I know it is crazy. But that is the response people often get when they first propose to, say, run for office, or launch a business, or circumnavigate the globe. Or when a person suggests that the earth revolves around the sun, that our planet is 15 billion years old, or that we don’t need wires and cables to connect telephones.

There are lots of crazy positions out there, some being imagined for the first time today in some small shop, study, or studio. Fifty years ago, this week, how many people gathered in upstate New York for a music festival a few months after a skeptic said “that is a crazy idea” upon hearing somebody said, “why don’t we host a three-day rock concert?”

Giving up guns is like giving up cigarettes, or sweets, or alcohol, or sex, or social media. For some, it is the gateway into a new life: a healthier, happier life; for others, it is silly: “You want me to what?!?”

Giving up something is one way to assert your own identity, your own purpose in life, your own future. It is a way of saying, “This is who I was meant to be, and I am taking this one small step in that new direction.”

People of faith call this practice: surrender. It is at the core of every significant religion in the world. People give up one day of work and call it a sabbath, a day of rest, a holy day. People give up some of their money and call it a tithe, an offering, alms. People give up retribution and call it grace, mercy, forgiveness.

God calls some people to give up their guns. Not everybody: security personnel, soldiers, and such—they need their weapons, and we need for them to have their weapons and know how to use them when the need arises.

Millions of people have given up their guns. Not all would trace that decision to a Voice calling them to surrender something good for something grand. But God moves and speaks in mysterious ways, and the gospel says that every good and perfect gift comes from God…in one way or another. I always give God the glory for things like this, even if others don’t.

Surrendering is a spiritual act and cannot be coerced by church, state, or culture. Passing laws and expanding regulations (while necessary for other reasons) are powerless in pulling people into an act of surrender.

Just imaging what might happen if hundreds, thousands, even millions of American people sensed a call from God to surrender their weapons and to do it for the good of the whole people, for the common good.

Fewer people would buy guns, which just might convince Walmart and Amazon to quit selling guns, just might convince FedEX to stop transporting guns, just might force into bankruptcy the small gun shop in Los Vegas that sold the assault rifle to Santino Legan just days before he opened fire at a public festival in Gilroy Garlic, California killing three and injuring 15 people.

Maybe gun manufacturers stock would tank and membership in gun organizations would fall. Maybe there would be fewer guns in American and fewer of our family and friends killed by guns.

Maybe irritated shoppers standing in line would solve their differences the old-fashioned way, shouting and cussing, and then go home.

Maybe more people would respond to road rage the way we used to—honking the horn and flipping the bird—and then drive on down the road to whatever meeting they have on their to-do list that day.

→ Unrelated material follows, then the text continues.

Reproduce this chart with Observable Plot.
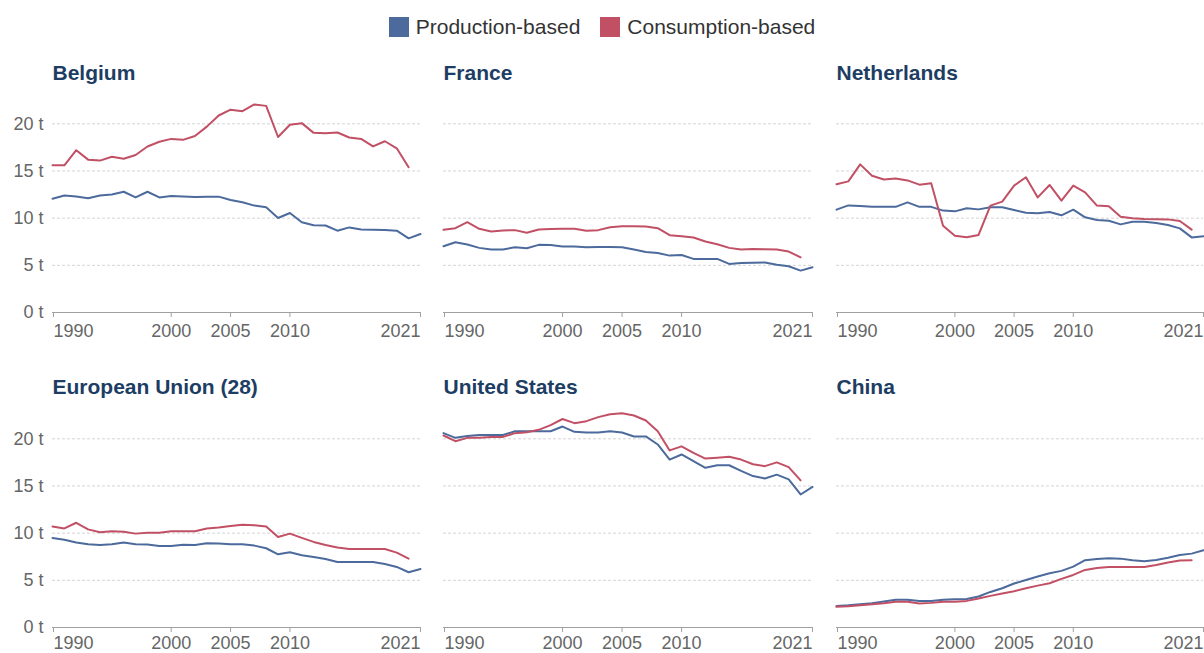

Maybe more people would make it to work and make it home at night to have dinner with the family and watch a little baseball. Maybe more of our neighbors would live and love and grow and celebrate life and die at age 79 rather than at age 19.

There are almost 400 million guns in America. That is too many. We want fewer guns in fewer places. If some Christian people, just those who sense a call from God to exit out of the American gun culture, would surrender their guns and lay them on the altar of the common good, who knows what miracle the Lord God might do.